Q2: What is Kubernetes federation?
Federation synchronizes Kubernetes resources across multiple clusters.
Q3: Difference between multi-cluster management and federation?
Multi-cluster management focuses on centralized control. Federation focuses on distributing resources across clusters.
Q4: Why use multiple clusters?
For high availability, disaster recovery, compliance, regional performance, and workload isolation.
Q5: What is active-active deployment?
Multiple clusters serve live traffic at the same time.
Advanced Interview Questions
Q1: What is active-passive failover?
One cluster serves traffic while another remains standby for disaster recovery.
Q2: How do you monitor multiple clusters?
Using centralized observability with Prometheus, Grafana, Loki, and alerting systems.
Q3: Why is GitOps useful for multi-cluster?
GitOps keeps configurations consistent across clusters using Git as the source of truth.

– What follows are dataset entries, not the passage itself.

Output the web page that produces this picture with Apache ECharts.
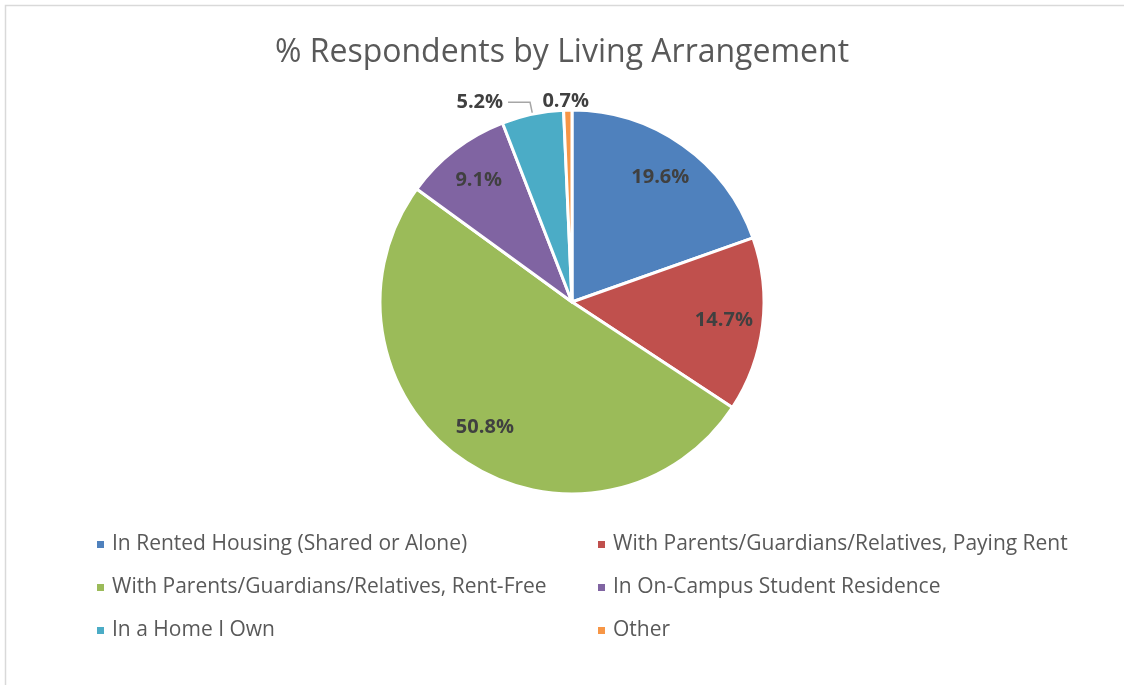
<!DOCTYPE html>
<html lang="en">
<head>
    <meta charset="UTF-8">
    <title>% Respondents by Living Arrangement</title>
    <style>
        html, body { margin: 0; padding: 0; background: #fff; }
        #container { width: 1124px; height: 685px; }
    </style>
</head>
<body>
<div id="container"></div>
<script src="https://cdn.jsdelivr.net/npm/echarts@6/dist/echarts.min.js"></script>
<script type="text/javascript">
    var categories = [
        'In Rented Housing (Shared or Alone)',
        'With Parents/Guardians/Relatives, Paying Rent',
        'With Parents/Guardians/Relatives, Rent-Free',
        'In On-Campus Student Residence',
        'In a Home I Own',
        'Other'
    ];
    var shares = [19.6, 14.7, 50.8, 9.1, 5.2, 0.7];
    var colors = ['#4F81BD', '#C0504D', '#9BBB59', '#8064A2', '#4BACC6', '#F79646'];
    var outsideLabels = [4, 5];   // small slices labelled outside the pie

    var font = 'Open Sans';

    var pieData = categories.map(function (name, i) {
        return { name: name, value: shares[i], itemStyle: { color: colors[i] } };
    });

    // same slices again, transparent, only to carry the labels further out
    var labelData = categories.map(function (name, i) {
        var item = { name: name, value: shares[i] };
        if (outsideLabels.indexOf(i) >= 0) {
            item.label = { position: 'outside' };
            item.labelLine = i === 5 ? { show: false, length: 3, length2: 0 } : { show: true, length: 12, length2: 22 };
        }
        return item;
    });

    function legendCol(left, names) {
        return {
            orient: 'vertical',
            left: left,
            top: 529,
            itemWidth: 9,
            itemHeight: 9,
            itemGap: 22,
            icon: 'rect',
            data: names,
            textStyle: { fontFamily: font, fontSize: 21, color: '#595959', padding: [0, 0, 0, 2] }
        };
    }

    var chart = echarts.init(document.getElementById('container'));
    chart.setOption({
        animation: false,
        color: colors,
        graphic: [{
            type: 'rect',
            shape: { x: 5.5, y: 5.5, width: 1200, height: 800 },
            style: { fill: 'none', stroke: '#d9d9d9', lineWidth: 1.5 },
            silent: true
        }],
        title: {
            text: '% Respondents by Living Arrangement',
            left: 'center',
            top: 32,
            textStyle: { fontFamily: font, fontSize: 32, fontWeight: 'normal', color: '#595959' }
        },
        legend: [
            legendCol(90, [categories[0], categories[2], categories[4]]),
            legendCol(591, [categories[1], categories[3], categories[5]])
        ],
        series: [{
            name: 'slices',
            type: 'pie',
            center: [572, 302],
            radius: [0, 192],
            startAngle: 90,
            clockwise: true,
            label: { show: false },
            labelLine: { show: false },
            itemStyle: { borderColor: '#fff', borderWidth: 3 },
            emphasis: { disabled: true },
            data: pieData
        }, {
            name: 'labels',
            type: 'pie',
            center: [572, 302],
            radius: [108, 192],
            startAngle: 90,
            clockwise: true,
            silent: true,
            avoidLabelOverlap: false,
            legendHoverLink: false,
            itemStyle: { color: 'rgba(0,0,0,0)' },
            label: {
                show: true,
                position: 'inside',
                formatter: function (p) { return p.value.toFixed(1) + '%'; },
                fontFamily: font,
                fontSize: 20,
                fontWeight: 'bold',
                color: '#404040'
            },
            labelLine: { lineStyle: { color: '#a6a6a6', width: 1.5 } },
            labelLayout: function (p) {
                if (p.dataIndex === 5) return { align: 'center', dx: 3, dy: -6 };
            },
            data: labelData
        }]
    });
</script>
</body>
</html>
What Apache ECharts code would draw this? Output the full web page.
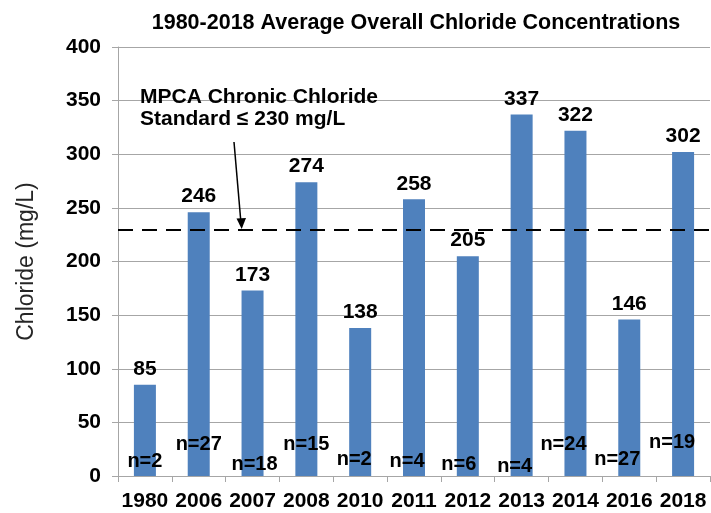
<!DOCTYPE html>
<html>
<head>
<meta charset="utf-8">
<script src="https://cdn.jsdelivr.net/npm/echarts@6/dist/echarts.min.js"></script>
<style>
  html, body { margin: 0; padding: 0; background: #fff; }
  #chart { width: 711px; height: 513px; }
</style>
</head>
<body>
<div id="chart"></div>
<script>
const years = ['1980', '2006', '2007', '2008', '2010', '2011', '2012', '2013', '2014', '2016', '2018']
const chloride = [85, 246, 173, 274, 138, 258, 205, 337, 322, 146, 302]
const sampleCounts = [2, 27, 18, 15, 2, 4, 6, 4, 24, 27, 19]
// height (in mg/L) at which each n= label sits
const nLabelLevel = [13.5, 29, 11, 29, 15, 13.5, 11, 9, 29, 15.5, 31]
// sideways nudge (px) of each n= label
const nLabelNudge = [0, 0, 2, 0, -6, -7, -9, -7, -12, -12, -11]
const yTicks = { min: 0, max: 400, interval: 50 }
const chronicStandard = 230

const chart = echarts.init(document.getElementById('chart'))
const font = 'Liberation Sans, Arial, sans-serif'

const option = {
  backgroundColor: '#fff',
  animation: false,
  title: {
    text: '1980-2018 Average Overall Chloride Concentrations',
    left: 411,
    textAlign: 'center',
    top: 7,
    textStyle: { fontFamily: font, fontWeight: 'bold', fontSize: 21.5, color: '#000' }
  },
  grid: { left: 118, right: 1, top: 47, bottom: 37 },
  xAxis: {
    type: 'category',
    data: years,
    axisLine: { lineStyle: { color: '#a6a6a6' } },
    axisTick: { show: true, length: 6, lineStyle: { color: '#a6a6a6' } },
    axisLabel: {
      interval: 0,
      fontFamily: font,
      fontWeight: 'bold',
      fontSize: 21,
      color: '#000',
      margin: 15
    }
  },
  yAxis: {
    type: 'value',
    min: yTicks.min,
    max: yTicks.max,
    interval: yTicks.interval,
    name: 'Chloride (mg/L)',
    nameLocation: 'middle',
    nameGap: 80,
    nameTextStyle: { fontFamily: font, fontSize: 23, color: '#262626' },
    axisLine: { show: true, lineStyle: { color: '#a6a6a6' } },
    axisTick: { show: true, length: 6, lineStyle: { color: '#a6a6a6' } },
    axisLabel: { fontFamily: font, fontWeight: 'bold', fontSize: 21, color: '#000', margin: 17 },
    splitLine: { lineStyle: { color: '#a6a6a6' } }
  },
  series: [
    {
      type: 'bar',
      data: chloride,
      barWidth: 22,
      itemStyle: { color: '#4f81bd' },
      label: {
        show: true,
        position: 'top',
        distance: 5,
        fontFamily: font,
        fontWeight: 'bold',
        fontSize: 21,
        color: '#000'
      },
      markLine: {
        silent: true,
        symbol: 'none',
        label: { show: false },
        lineStyle: { color: '#000', type: [15, 9], width: 2 },
        data: [{ yAxis: chronicStandard }]
      },
      z: 2
    },
    {
      type: 'scatter',
      symbolSize: 0,
      itemStyle: { opacity: 1, color: '#000' },
      data: nLabelLevel.map((lvl, i) => ({
        value: [i, lvl],
        label: { offset: [nLabelNudge[i], 0] }
      })),
      label: {
        show: true,
        position: 'inside',
        formatter: p => 'n=' + sampleCounts[p.dataIndex],
        fontFamily: font,
        fontWeight: 'bold',
        fontSize: 20,
        color: '#000',
        textBorderWidth: 0,
        opacity: 1
      },
      z: 5
    }
  ],
  graphic: [
    {
      type: 'text',
      left: 140,
      top: 86,
      style: {
        text: 'MPCA Chronic Chloride\nStandard ≤ 230 mg/L',
        fontFamily: font,
        fontWeight: 'bold',
        fontSize: 21,
        lineHeight: 22,
        fill: '#000'
      },
      z: 10
    },
    {
      type: 'line',
      shape: { x1: 234, y1: 142, x2: 240.8, y2: 221 },
      style: { stroke: '#000', lineWidth: 1.5 },
      z: 10
    },
    {
      type: 'polygon',
      shape: { points: [[241.7, 229], [236.5, 218.5], [246, 218]] },
      style: { fill: '#000' },
      z: 10
    }
  ]
}

chart.setOption(option)
</script>
</body>
</html>
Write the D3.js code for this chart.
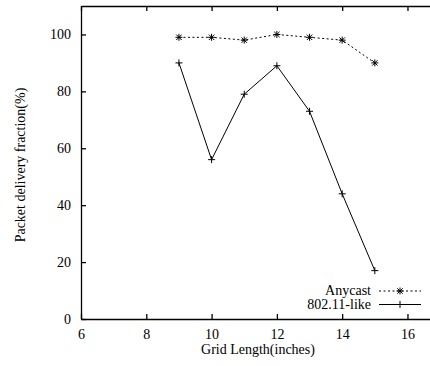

Q4: What challenges exist in multi-cluster Kubernetes?
Networking, security, policy consistency, data replication, observability, and cost control.
Q5: Should every workload run in every cluster?
No. Workload placement should depend on business needs, compliance, latency, and cost.
Recommended Learning Path
- Kubernetes Cluster Architecture
- Kubernetes Networking and DNS
- GitOps with Kubernetes
- Monitoring and Logging
- Kubernetes Security
Summary
Multi-Cluster Management and Federation help organizations operate Kubernetes at enterprise scale.
Multi-cluster management provides centralized control, governance, security, and observability across clusters.
Federation helps synchronize workloads and resources across multiple clusters for global availability and resilience.
For global e-commerce platforms, banking systems, SaaS products, healthcare platforms, and hybrid cloud environments, multi-cluster Kubernetes improves performance, reliability, compliance, and disaster recovery.
Understanding these concepts deeply helps DevOps engineers, cloud architects, platform engineers, and Kubernetes administrators design secure, scalable, and enterprise-ready Kubernetes platforms.